Summary: e1000 corrupts data with large transfers
Product: Red Hat Enterprise Linux 4 Reporter: Rod Nayfield <nayfield>
Component: kernelAssignee: Kernel Maintainer List <kernel-maint>
Status: CLOSED DUPLICATE QA Contact: Brian Brock <bbrock>
Severity: high Docs Contact:
Priority: medium    
Version: 4.0   
Target Milestone: ---   
Target Release: ---   
Hardware: i686   
OS: Linux   
Whiteboard:
Fixed In Version: Doc Type: Bug Fix
Doc Text:
Story Points: ---
Clone Of: Environment:
Last Closed: 2005-05-07 16:13:34 UTC Type: ---
Regression: --- Mount Type: ---
Documentation: --- CRM:
Verified Versions: Category: ---
oVirt Team: --- RHEL 7.3 requirements from Atomic Host:
Cloudforms Team: --- Target Upstream Version:
Embargoed:

Description Rod Nayfield 2005-05-07 15:34:46 UTC
From Bugzilla Helper:
User-Agent: Mozilla/5.0 (X11; U; Linux i686; en-US; rv:1.7.7) Gecko/20050416 Red Hat/1.0.3-1.4.1 Firefox/1.0.3

Description of problem:
On an IBM T41 laptop, when using the e1000 (wired) ethernet, data corruption occurs.  Using the airo (wireless) built-in, the corruption does not occur.

This causes SILENT DATA CORRUPTION in some cases.

The bug appears to only occur when large amounts of data are sent through the interface.  For example, regular email use (small 1-3k replies, etc) works fine.  The issue manifests itself with email attachments.

Unfortunately, in that use case (email attachments) the corruption is not detected on the outbound SMTP connection.  Thus, every attachment sent is silently corrupted.  

If a MUA then places the attachment into an IMAPs folder (aka Sent) the corruption is discovered.  I believe this is due to the corruption affecting SSL checksums.

This also manifests itself in using SSH (specifically SCP of files).  

I would assume the same characteristics apply, and that an unencrypted (or less checksummed) protocol (like FTP) may exhibit the silent data corruption isuse.

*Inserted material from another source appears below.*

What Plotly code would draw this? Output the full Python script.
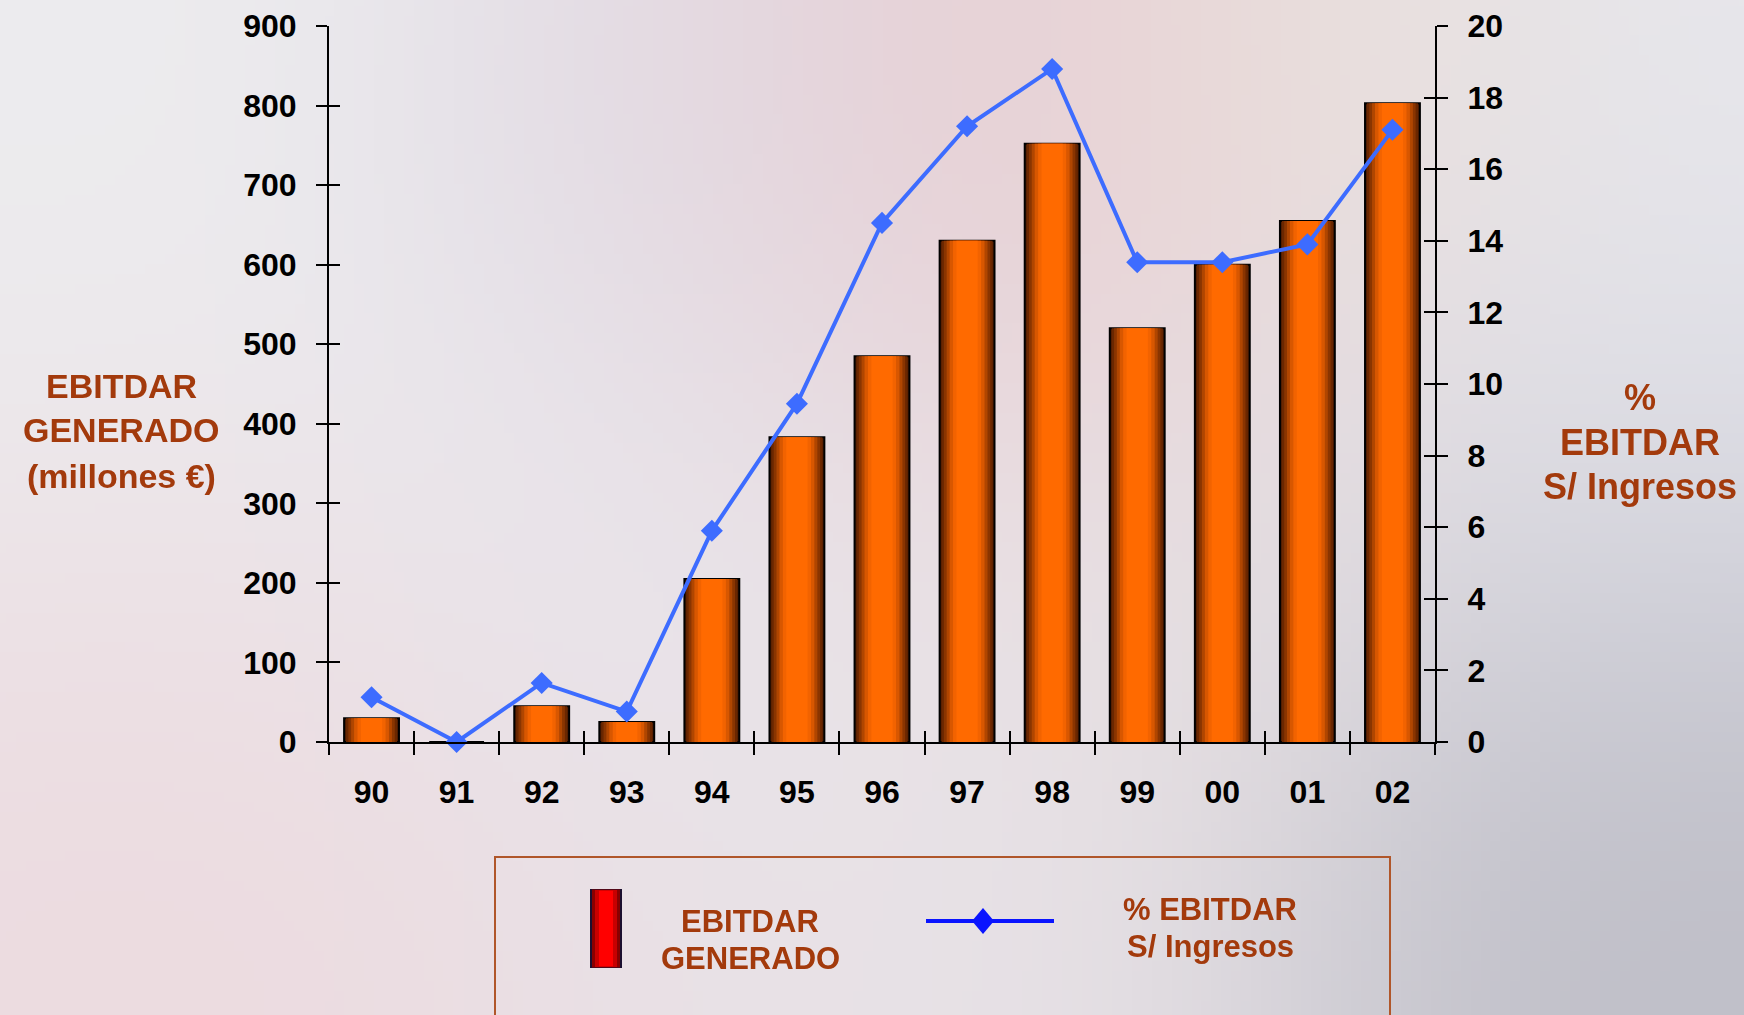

Version-Release number of selected component (if applicable):
kernel-2.6.9-5.0.5.EL

How reproducible:
Always

Steps to Reproduce:
1. Use e1000 driver
2. scp file outbound


Additional info:

[rod@nayfield tmp]$ scp test.tgz nayfield.com:~/test1.tgz
nayfield.com's password:
test.tgz                                      100%   13MB  55.2KB/s   03:56
[rod@nayfield tmp]$ sudo ifdown eth0 #airo
Password:
[rod@nayfield tmp]$ sudo ifup eth1 #e1000

Determining IP information for eth1... done.
[rod@nayfield tmp]$ scp test.tgz nayfield.com:~/test2.tgz
nayfield.com's password:
test.tgz                                        1%  132KB 132.0KB/s   01:37 ETAReceived disconnect from x.x.x.x: 2: Corrupted MAC on input.
lost connection

Comment 1 Rod Nayfield 2005-05-07 15:39:14 UTC
Silent data loss example:

1. Use e1000 driver
2. Use mail client and don't copy sent to ssl imap
3. Send large file

4. Go to recipient maildir
5. Look at file

After ~ 700 lines characters outside of the base64 spec appear in the stream
(spaces, unprintable characters, garbage).  It looks similar to line noise on a
1200 bps modem.  Obviously the file is corrupt.


It is interesting that these issues are not caught by tcp checksums.



Comment 2 Rod Nayfield 2005-05-07 16:13:34 UTC
Issue with cisco zero-copy 

Turning off all offloading seems to fix.
# ethtool -K eth1 tx off
# ethtool -K eth1 rx off
# ethtool -K eth1 sg off
# ethtool -K eth1 tso off


*** This bug has been marked as a duplicate of 126869 ***